Only the lines from the one containing "Recreate this image as a Python" through the one containing "plt.rcParams['font.family'] = ['Open" belong in the answer; copy them exactly and leave out pictures.

§ **Input for this task**
-- -- --
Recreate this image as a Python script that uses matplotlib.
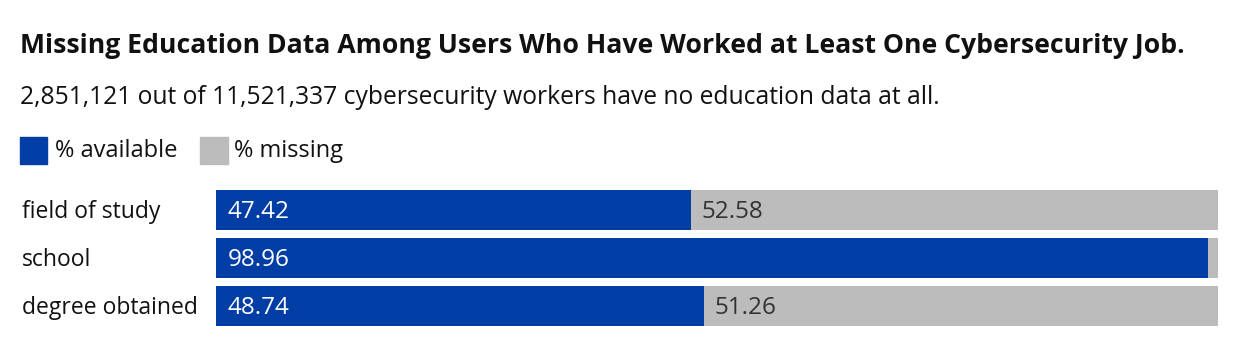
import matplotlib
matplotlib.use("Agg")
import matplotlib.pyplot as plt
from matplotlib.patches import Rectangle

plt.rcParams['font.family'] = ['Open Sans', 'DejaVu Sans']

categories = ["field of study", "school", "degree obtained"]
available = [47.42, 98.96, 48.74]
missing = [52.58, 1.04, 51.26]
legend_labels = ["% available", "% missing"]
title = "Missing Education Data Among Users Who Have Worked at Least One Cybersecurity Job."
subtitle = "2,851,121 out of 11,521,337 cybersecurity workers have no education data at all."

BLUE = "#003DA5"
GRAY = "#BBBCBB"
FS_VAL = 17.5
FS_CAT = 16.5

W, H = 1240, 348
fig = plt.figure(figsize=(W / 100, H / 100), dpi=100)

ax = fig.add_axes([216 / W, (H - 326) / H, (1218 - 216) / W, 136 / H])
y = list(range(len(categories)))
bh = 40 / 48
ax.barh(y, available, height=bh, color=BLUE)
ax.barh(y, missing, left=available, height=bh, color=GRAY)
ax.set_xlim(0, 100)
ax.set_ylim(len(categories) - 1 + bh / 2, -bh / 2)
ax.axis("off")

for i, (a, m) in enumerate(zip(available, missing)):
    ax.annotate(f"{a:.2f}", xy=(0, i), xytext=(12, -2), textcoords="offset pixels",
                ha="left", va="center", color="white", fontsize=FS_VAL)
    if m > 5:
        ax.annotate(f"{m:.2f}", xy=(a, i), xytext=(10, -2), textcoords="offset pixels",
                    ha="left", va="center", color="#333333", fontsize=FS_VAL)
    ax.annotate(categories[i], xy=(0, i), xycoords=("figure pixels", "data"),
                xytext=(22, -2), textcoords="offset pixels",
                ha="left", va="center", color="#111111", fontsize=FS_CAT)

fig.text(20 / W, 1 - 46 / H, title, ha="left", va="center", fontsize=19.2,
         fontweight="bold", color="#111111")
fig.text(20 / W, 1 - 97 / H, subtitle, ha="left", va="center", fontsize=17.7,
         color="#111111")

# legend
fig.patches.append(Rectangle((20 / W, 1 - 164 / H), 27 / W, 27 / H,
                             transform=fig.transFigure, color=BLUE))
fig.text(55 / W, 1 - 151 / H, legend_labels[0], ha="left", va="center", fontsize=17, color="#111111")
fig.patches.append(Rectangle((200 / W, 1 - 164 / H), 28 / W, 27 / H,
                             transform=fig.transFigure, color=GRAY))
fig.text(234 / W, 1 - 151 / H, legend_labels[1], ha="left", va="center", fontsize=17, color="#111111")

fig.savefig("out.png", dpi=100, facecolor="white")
-- -- --
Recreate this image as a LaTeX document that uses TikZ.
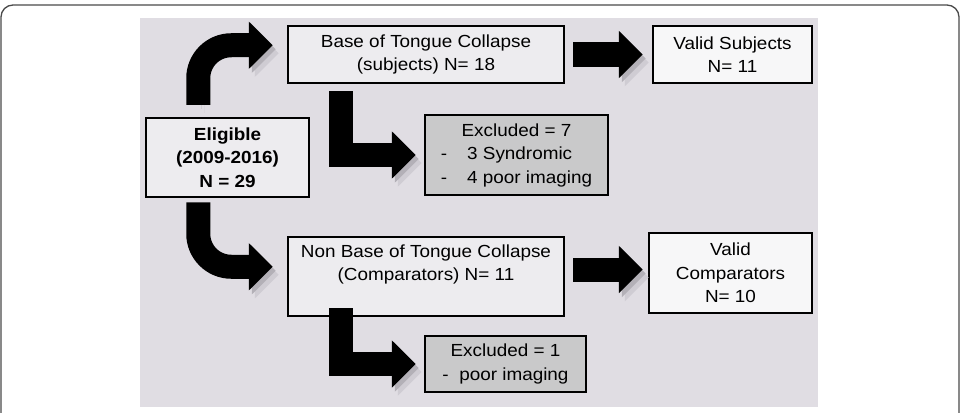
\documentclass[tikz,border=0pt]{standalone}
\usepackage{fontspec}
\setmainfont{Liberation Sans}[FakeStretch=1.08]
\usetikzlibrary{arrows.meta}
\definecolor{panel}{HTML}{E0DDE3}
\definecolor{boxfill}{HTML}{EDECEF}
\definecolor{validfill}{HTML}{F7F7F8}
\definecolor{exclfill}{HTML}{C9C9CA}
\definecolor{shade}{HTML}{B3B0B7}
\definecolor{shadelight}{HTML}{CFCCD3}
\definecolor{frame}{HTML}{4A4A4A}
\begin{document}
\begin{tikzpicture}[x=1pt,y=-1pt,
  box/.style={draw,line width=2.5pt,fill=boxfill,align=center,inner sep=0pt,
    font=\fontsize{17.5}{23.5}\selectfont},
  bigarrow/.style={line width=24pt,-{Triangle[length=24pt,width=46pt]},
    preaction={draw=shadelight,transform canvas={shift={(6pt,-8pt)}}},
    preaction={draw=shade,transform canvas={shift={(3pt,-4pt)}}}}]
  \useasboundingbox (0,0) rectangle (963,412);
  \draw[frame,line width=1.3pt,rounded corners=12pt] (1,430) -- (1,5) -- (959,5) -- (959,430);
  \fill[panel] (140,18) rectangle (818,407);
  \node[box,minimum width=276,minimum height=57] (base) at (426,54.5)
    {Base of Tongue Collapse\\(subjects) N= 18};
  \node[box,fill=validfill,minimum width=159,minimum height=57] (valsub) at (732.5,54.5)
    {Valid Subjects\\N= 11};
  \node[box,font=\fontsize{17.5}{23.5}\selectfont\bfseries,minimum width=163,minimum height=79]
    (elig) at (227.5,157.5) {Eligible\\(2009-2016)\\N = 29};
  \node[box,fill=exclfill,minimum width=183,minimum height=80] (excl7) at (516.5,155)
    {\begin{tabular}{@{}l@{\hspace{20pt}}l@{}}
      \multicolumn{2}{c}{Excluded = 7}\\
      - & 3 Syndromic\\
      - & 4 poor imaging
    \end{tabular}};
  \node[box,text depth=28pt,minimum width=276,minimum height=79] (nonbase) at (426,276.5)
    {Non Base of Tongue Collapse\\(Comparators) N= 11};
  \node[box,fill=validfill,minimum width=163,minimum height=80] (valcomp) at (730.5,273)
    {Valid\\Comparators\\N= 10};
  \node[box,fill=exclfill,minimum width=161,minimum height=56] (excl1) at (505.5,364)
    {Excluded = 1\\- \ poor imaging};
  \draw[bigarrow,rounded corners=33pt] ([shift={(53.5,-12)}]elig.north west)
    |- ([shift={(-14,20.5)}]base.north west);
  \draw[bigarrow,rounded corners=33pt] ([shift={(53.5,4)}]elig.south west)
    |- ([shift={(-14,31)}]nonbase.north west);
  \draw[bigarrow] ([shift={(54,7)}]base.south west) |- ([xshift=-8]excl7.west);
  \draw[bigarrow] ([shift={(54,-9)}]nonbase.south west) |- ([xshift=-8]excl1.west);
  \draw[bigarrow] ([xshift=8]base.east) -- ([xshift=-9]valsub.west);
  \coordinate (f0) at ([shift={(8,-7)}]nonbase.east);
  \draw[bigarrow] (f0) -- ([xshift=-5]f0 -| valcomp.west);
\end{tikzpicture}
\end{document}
-- -- --
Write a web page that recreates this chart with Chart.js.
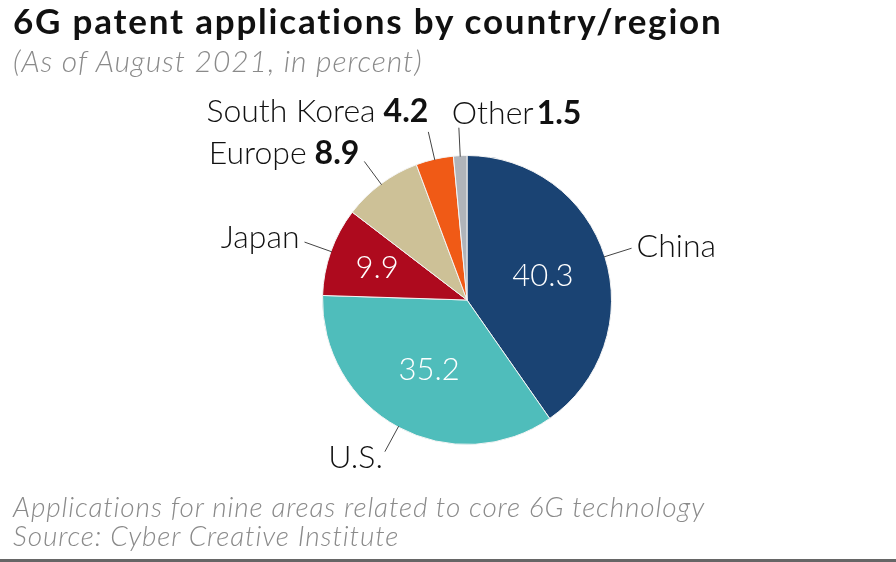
-- -- --
§ **Exercise response**
Recreate this image as a Python script that uses matplotlib.
import matplotlib
matplotlib.use("Agg")
import matplotlib.pyplot as plt
from matplotlib.patches import Rectangle

plt.rcParams['font.family'] = ['Open Sans', 'DejaVu Sans']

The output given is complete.